In his work as the vice president of design at Salt Lake City’s Atmosphere Studios, Damschroder was also creative and precise, his coworkers said. During more than 20 years with that company, he helped design the hall of fame for the University of Utah’s football program and the interior of the Utes’ ski team facility. He even worked building movie sets and the displays at the U.S. Olympic Museum retail store.
“Real art makes you want to keep looking,” Christine McCallum, a managing partner at Atmosphere, wrote in an email to the Tribune. “Kurt knew how to use shapes and lines so that your eyes wanted to keep traveling around the creation.”
Damschroder created more traditional art as well. He painted with such precision that some of his work, such as a portrait of a weather-worn man looking out over a field or another of an old truck, could almost be mistaken as photographs. Sometimes he exhibited his work through a traveling art show he helped create called Whose Art.
His meticulous nature complimented his adventurous spirit, friends and family said. He was spontaneous, but not reckless. He calculated the angles before making a decision.

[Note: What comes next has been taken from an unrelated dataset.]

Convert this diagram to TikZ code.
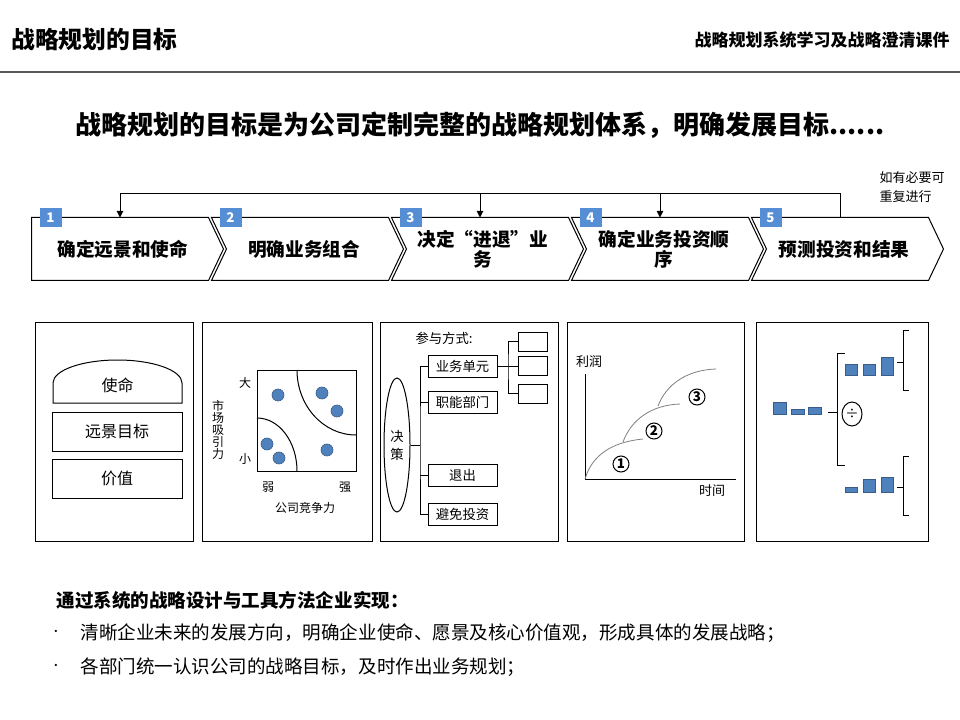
\documentclass[tikz,border=0pt]{standalone}
\usepackage{fontspec}
\setmainfont{Noto Sans CJK SC}
\usetikzlibrary{arrows.meta,shapes.geometric}

\definecolor{badgeblue}{RGB}{85,142,213}
\definecolor{dotblue}{RGB}{79,129,189}
\definecolor{dotedge}{RGB}{56,93,138}
\definecolor{rulegray}{RGB}{89,89,89}

\begin{document}
\begin{tikzpicture}[
    x=0.75pt, y=-0.75pt,
    line width=0.75pt,
    stepbox/.style={minimum width=132pt, minimum height=46.5pt, inner sep=0pt, align=center, font=\fontsize{14}{15}\selectfont\bfseries},
    badge/.style={fill=badgeblue, minimum width=16.5pt, minimum height=14.25pt, inner sep=0pt, text=white, font=\fontsize{10}{12}\selectfont\bfseries},
    arrow/.style={-{Triangle[width=5pt,length=5pt]}},
    box/.style={draw, minimum width=97.5pt, minimum height=29.25pt, inner sep=0pt, font=\fontsize{12}{14}\selectfont},
    small/.style={font=\fontsize{9}{9}\selectfont, inner sep=0pt, align=center},
    dot/.style={circle, draw=dotedge, fill=dotblue, minimum size=9pt, inner sep=0pt, line width=0.5pt},
    unit/.style={draw, minimum width=51.75pt, minimum height=16.5pt, inner sep=0pt, font=\fontsize{10}{12}\selectfont},
    leaf/.style={draw, minimum width=21.75pt, minimum height=14.25pt, inner sep=0pt},
    num/.style={circle, draw, minimum size=12pt, inner sep=0pt, font=\fontsize{10}{12}\selectfont\bfseries},
    bar/.style={fill=dotblue, draw=dotedge, line width=0.5pt},
    curve/.style={gray, line width=0.6pt},
    line/.style={font=\fontsize{13.9}{16}\selectfont, anchor=west, inner sep=0pt},
    bullet/.style={font=\fontsize{8}{10}\selectfont, inner sep=0pt}
]

\useasboundingbox (0,0) rectangle (960,720);
\fill[white] (0,0) rectangle (960,720);

% header
\node[anchor=west, inner sep=0pt, font=\fontsize{17.8}{20}\selectfont\bfseries] (title) at (11,39) {战略规划的目标};
\node[anchor=east, inner sep=0pt, font=\fontsize{12.75}{15}\selectfont\bfseries] (course) at (950,40) {战略规划系统学习及战略澄清课件};
\draw[rulegray, line width=1.5pt] (0,72) -- (960,72);

\node[font=\fontsize{19.5}{22}\selectfont\bfseries] (goal) at (480,125) {战略规划的目标是为公司定制完整的战略规划体系，明确发展目标......};

% five steps
\node[stepbox] (step1) at (120,249) {\hspace*{4pt}确定远景和使命};
\node[stepbox] (step2) at (300,249) {\hspace*{6pt}明确业务组合};
\node[stepbox] (step3) at (480,249) {\hspace*{4pt}决定“进退”业\\\hspace*{4pt}务};
\node[stepbox] (step4) at (660,249) {\hspace*{6pt}确定业务投资顺\\\hspace*{6pt}序};
\node[stepbox] (step5) at (840,249) {\hspace*{6pt}预测投资和结果};

\draw (step1.north west) -- (step1.north east) -- ([xshift=11.25pt]step1.east) -- (step1.south east) -- (step1.south west) -- cycle;
\foreach \i in {2,...,5}
  \draw (step\i.north west) -- (step\i.north east) -- ([xshift=11.25pt]step\i.east) -- (step\i.south east) -- (step\i.south west) -- ([xshift=11.25pt]step\i.west) -- cycle;
\foreach \i in {1,...,5}
  \node[badge] (b\i) at ([xshift=14.25pt]step\i.north west) {\i};

% repeat loop
\coordinate (back) at (840,194);
\draw[arrow] (step5.north) -- (back) -| (step1.north);
\draw[arrow] (step3.north |- back) -- (step3.north);
\draw[arrow] (step4.north |- back) -- (step4.north);
\node[anchor=west, align=left, inner sep=0pt, font=\fontsize{9.75}{14}\selectfont] (again) at (879,187) {如有必要可\\重复进行};

% panels
\foreach \a/\b in {35/193, 202/372, 380/558, 567/744, 756/928}
  \draw (\a,322) rectangle (\b,541);

% panel 1
\draw (53,403) -- (53,383) arc[start angle=180, end angle=360, x radius=64.5, y radius=23] -- (182,403) -- cycle;
\node[font=\fontsize{12}{14}\selectfont] (mission) at (117.5,385) {使命};
\node[box] (vision) at (117,431.5) {远景目标};
\node[box] (values) at (117,478.5) {价值};

% panel 2
\draw (257,370) rectangle (356,471);
\draw (297,370) arc[start angle=180, end angle=90, x radius=59, y radius=65];
\draw (257,418) arc[start angle=270, end angle=360, x radius=40, y radius=53];
\node[dot] (d1) at (278,395) {};
\node[dot] (d2) at (322,393) {};
\node[dot] (d3) at (337,411) {};
\node[dot] (d4) at (267,444) {};
\node[dot] (d5) at (279,458) {};
\node[dot] (d6) at (327,450) {};
\node[small] (big) at (245,383) {大};
\node[small] (little) at (245,459) {小};
\node[small] (weak) at (268,487) {弱};
\node[small] (strong) at (345,487) {强};
\node[small] (compete) at (305,508) {公司竞争力};
\node[small] (attract) at (218,430) {市\\场\\吸\\引\\力};

% panel 3
\node[anchor=west, inner sep=0pt, font=\fontsize{10}{12}\selectfont] (mode) at (415,338) {参与方式:};
\node[ellipse, draw, minimum width=19.5pt, minimum height=100.5pt, inner sep=0pt, align=center, font=\fontsize{10}{13.5}\selectfont] (decide) at (397,445) {决\\策};
\node[unit] (bu) at (462.5,366) {业务单元};
\node[unit] (fd) at (462.5,402.5) {职能部门};
\node[unit] (quit) at (462.5,475.5) {退出};
\node[unit] (avoid) at (462.5,514) {避免投资};
\coordinate (trunk) at (420,445);
\draw (decide) -- (trunk);
\draw (bu.west) -| (trunk) |- (avoid.west);
\draw (fd.west) -- (fd.west -| trunk);
\draw (quit.west) -- (quit.west -| trunk);
\node[leaf] (u1) at (532.5,341.5) {};
\node[leaf] (u2) at (532.5,366) {};
\node[leaf] (u3) at (532.5,393.5) {};
\coordinate (fork) at (508,366);
\draw (bu) -- (u2);
\draw (u1.west) -| (fork) |- (u3.west);

% panel 4
\coordinate (origin) at (585,479);
\draw (585,374) -- (origin) -- (736,479);
\node[font=\fontsize{9.75}{12}\selectfont, inner sep=0pt] (profit) at (589,362) {利润};
\node[font=\fontsize{9.75}{12}\selectfont, inner sep=0pt] (time) at (712,491) {时间};
\draw[curve] (origin) .. controls (592,455) and (612,442) .. (643,439);
\draw[curve] (623,442) .. controls (631,420) and (651,405) .. (680,404);
\draw[curve] (658,406) .. controls (666,385) and (686,370) .. (716,369);
\node[num] (n1) at (621,464) {1};
\node[num] (n2) at (654,431) {2};
\node[num] (n3) at (697,397) {3};

% panel 5
\foreach \x/\t in {773/402, 791/409, 808/407}
  \draw[bar] (\x,\t) rectangle (\x+13,414);
\foreach \x/\t in {845/364, 863/364, 881/357}
  \draw[bar] (\x,\t) rectangle (\x+12,375);
\foreach \x/\t in {845/487, 863/479, 881/477}
  \draw[bar] (\x,\t) rectangle (\x+12,492);
\draw (828,412) -- (837,412);
\draw (845,353) -- (837,353) -- (837,465) -- (845,465);
\node[ellipse, draw, minimum width=15pt, minimum height=18pt, inner sep=0pt, font=\fontsize{10}{12}\selectfont] (divide) at (852,414) {÷};
\draw (897,362) -- (903,362);
\draw (909,330) -- (903,330) -- (903,390) -- (909,390);
\draw (897,487) -- (903,487);
\draw (909,456) -- (903,456) -- (903,515) -- (909,515);

% summary
\node[line, font=\fontsize{13.9}{16}\selectfont\bfseries] (how) at (56,600) {通过系统的战略设计与工具方法企业实现：};
\node[bullet] (dot1) at (56,633) {·};
\node[line] (line1) at (80,633) {清晰企业未来的发展方向，明确企业使命、愿景及核心价值观，形成具体的发展战略；};
\node[bullet] (dot2) at (56,667) {·};
\node[line] (line2) at (80,667) {各部门统一认识公司的战略目标，及时作出业务规划；};

\end{tikzpicture}
\end{document}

Begue said Damschroder checked at least five websites to gauge conditions and dangers every time he headed into the backcountry. And Tom Jennings, the founder of Atmosphere Studios and a decades-long friend of Damschroder, said he had no doubt Damschroder put serious consideration in before deciding to ski that fatal line.
“Kurt was an expert skier, a master risk calculator and a man who knew the value of his own life,” Jennings wrote in an email to the Tribune. “This accident could have happened to anyone who skis outside the bounds, which so many of us do. He was not reckless, not overly risky, and not seeking danger.
“He loved the mountain, and his death should be a reminder to all of us: This can happen to any one at any time, no matter how careful or prepared you are.”
Damschroder’s family said a celebration of life will take place once it is safe. In lieu of flowers, it asks that donations be made to the Utah Avalanche Center or Summit County Search and Rescue.